Tuesday, October 23, 2007

Sudbury Hill Station, London


It’s well known now how in the early decades of the 20th century London Underground’s (later London Transport’s) head Frank Pick changed the face of London’s transport network by presiding over a ground-breaking redesign. A new typeface (designed by Edward Johnston) for the signs, the improved ‘roundel’ symbol (also by Johnston), the diagrammatic and wonderfully clear tube map (which, in its latest incarnation, still guides us around), and a remarkable series of new stations serving newly developing suburbs from Sudbury to Cockfosters were among the results.

The stations brought a very special version of modern architecture to London. It was the time when Le Corbusier’s work was becoming well known here and the Bauhaus was bringing a new rigour to design in Germany. But Frank Pick, and his architect Charles Holden, looked farther afield for inspiration.

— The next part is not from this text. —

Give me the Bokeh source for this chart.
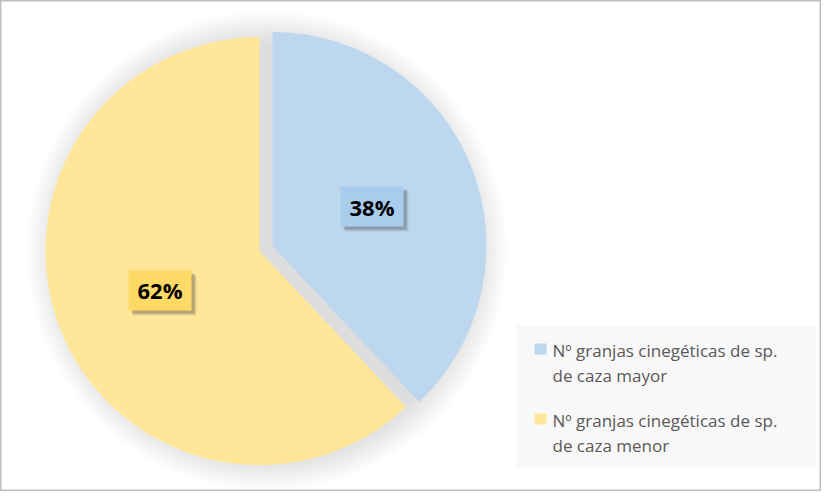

They were taken by the work of Scandinavian architects, especially Swede Gunnar Asplund, whose public buildings combined Classical proportions with an awareness of modernism and a winning use of brick. This Scandinavian influence, combined with Holden’s genius for massing and his way with materials produced a series of outstanding station buildings, the most famous of which is Arnos Grove, recently celebrated by the Guardian.

Here’s one of the less well known examples, Sudbury Hill, built in 1932. It’s a happy combination of concrete and brick, straight lines and curves, window and wall. Johnston’s letters are still announcing the name clearly, Holden’s generous metal-framed windows are still lighting the interior, and the station is still streets ahead of the dull imitation of a brick, mansard-roofed terrace that has sprung up to the right. Buildings like this, modern and friendly, spacious and clearly signed, get as near as one can to making real the dream of mass public transport that’s a pleasure to use.

1 comment:

  1. I love this building. Particularly the way both roundel and lettering has been incorporated into the front elevation.Pity about the block of pretend French Rennaissance flats hovering about over its shoulder.